Begin SOURCE EXCERPT

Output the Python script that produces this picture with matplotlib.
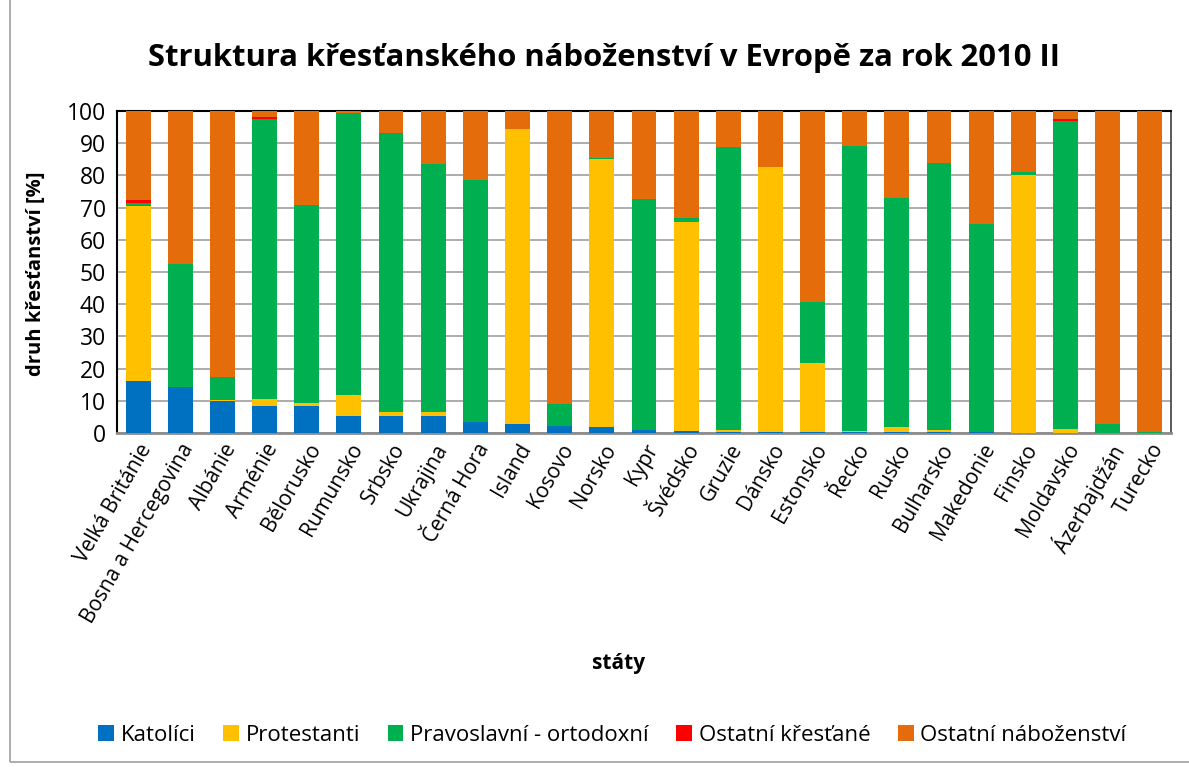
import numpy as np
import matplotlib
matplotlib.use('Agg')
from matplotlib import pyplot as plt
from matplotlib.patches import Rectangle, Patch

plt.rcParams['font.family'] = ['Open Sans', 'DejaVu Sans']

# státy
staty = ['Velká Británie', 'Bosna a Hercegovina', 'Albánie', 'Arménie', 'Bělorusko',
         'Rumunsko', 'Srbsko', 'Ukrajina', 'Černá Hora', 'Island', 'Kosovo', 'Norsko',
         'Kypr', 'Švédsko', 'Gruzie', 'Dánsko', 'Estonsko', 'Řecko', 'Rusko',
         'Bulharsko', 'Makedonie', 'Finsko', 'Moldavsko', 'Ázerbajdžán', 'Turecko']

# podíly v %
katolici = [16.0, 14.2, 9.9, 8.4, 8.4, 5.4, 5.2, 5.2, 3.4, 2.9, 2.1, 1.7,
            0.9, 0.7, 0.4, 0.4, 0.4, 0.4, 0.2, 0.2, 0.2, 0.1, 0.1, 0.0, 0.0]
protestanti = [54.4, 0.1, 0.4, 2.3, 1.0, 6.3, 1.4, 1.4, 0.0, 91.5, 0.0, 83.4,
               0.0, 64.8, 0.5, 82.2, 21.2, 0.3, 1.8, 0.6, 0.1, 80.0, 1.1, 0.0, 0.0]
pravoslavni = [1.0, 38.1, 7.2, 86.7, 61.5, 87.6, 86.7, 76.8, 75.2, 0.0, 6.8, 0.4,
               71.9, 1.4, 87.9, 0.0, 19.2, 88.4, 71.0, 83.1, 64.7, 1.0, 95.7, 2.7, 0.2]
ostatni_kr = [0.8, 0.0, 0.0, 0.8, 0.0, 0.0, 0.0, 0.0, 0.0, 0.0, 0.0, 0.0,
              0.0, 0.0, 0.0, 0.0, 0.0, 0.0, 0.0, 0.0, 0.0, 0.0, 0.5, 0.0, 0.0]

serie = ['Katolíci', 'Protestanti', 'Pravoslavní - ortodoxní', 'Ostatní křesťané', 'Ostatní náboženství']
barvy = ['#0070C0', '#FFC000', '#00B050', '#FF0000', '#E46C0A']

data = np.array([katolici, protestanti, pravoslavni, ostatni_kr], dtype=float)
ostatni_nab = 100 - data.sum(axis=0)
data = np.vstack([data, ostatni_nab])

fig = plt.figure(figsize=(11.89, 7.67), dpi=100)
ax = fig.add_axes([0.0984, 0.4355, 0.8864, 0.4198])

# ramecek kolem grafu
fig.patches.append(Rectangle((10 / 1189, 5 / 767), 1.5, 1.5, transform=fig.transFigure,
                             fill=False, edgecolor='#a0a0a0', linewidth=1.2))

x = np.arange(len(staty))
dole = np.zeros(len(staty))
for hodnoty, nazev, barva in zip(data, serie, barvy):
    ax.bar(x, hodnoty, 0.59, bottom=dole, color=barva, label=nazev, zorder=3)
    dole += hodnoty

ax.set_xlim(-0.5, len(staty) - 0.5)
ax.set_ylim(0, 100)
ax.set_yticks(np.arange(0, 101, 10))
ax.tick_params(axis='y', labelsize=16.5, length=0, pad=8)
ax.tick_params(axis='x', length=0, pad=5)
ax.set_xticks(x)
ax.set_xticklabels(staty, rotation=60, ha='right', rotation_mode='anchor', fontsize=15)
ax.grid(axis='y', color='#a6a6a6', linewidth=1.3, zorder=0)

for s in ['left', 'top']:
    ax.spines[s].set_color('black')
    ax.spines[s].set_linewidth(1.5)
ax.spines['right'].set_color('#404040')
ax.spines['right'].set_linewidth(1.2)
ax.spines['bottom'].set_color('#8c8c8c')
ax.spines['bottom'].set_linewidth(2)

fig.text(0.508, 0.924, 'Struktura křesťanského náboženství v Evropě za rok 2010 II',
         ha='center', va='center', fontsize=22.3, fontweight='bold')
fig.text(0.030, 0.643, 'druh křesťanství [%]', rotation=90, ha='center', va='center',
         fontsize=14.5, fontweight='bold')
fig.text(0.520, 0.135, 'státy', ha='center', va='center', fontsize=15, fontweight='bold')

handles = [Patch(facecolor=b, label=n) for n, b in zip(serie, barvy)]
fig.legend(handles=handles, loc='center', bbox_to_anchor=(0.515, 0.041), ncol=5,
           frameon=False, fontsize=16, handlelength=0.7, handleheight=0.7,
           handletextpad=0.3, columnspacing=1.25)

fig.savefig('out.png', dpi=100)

End SOURCE EXCERPT

## SHORT TASK
Using the listing above, pull out all lines that hold the word "matplotlib".

## EXERCISE SOLUTION
Output the Python script that produces this picture with matplotlib.
import matplotlib
matplotlib.use('Agg')
from matplotlib import pyplot as plt
from matplotlib.patches import Rectangle, Patch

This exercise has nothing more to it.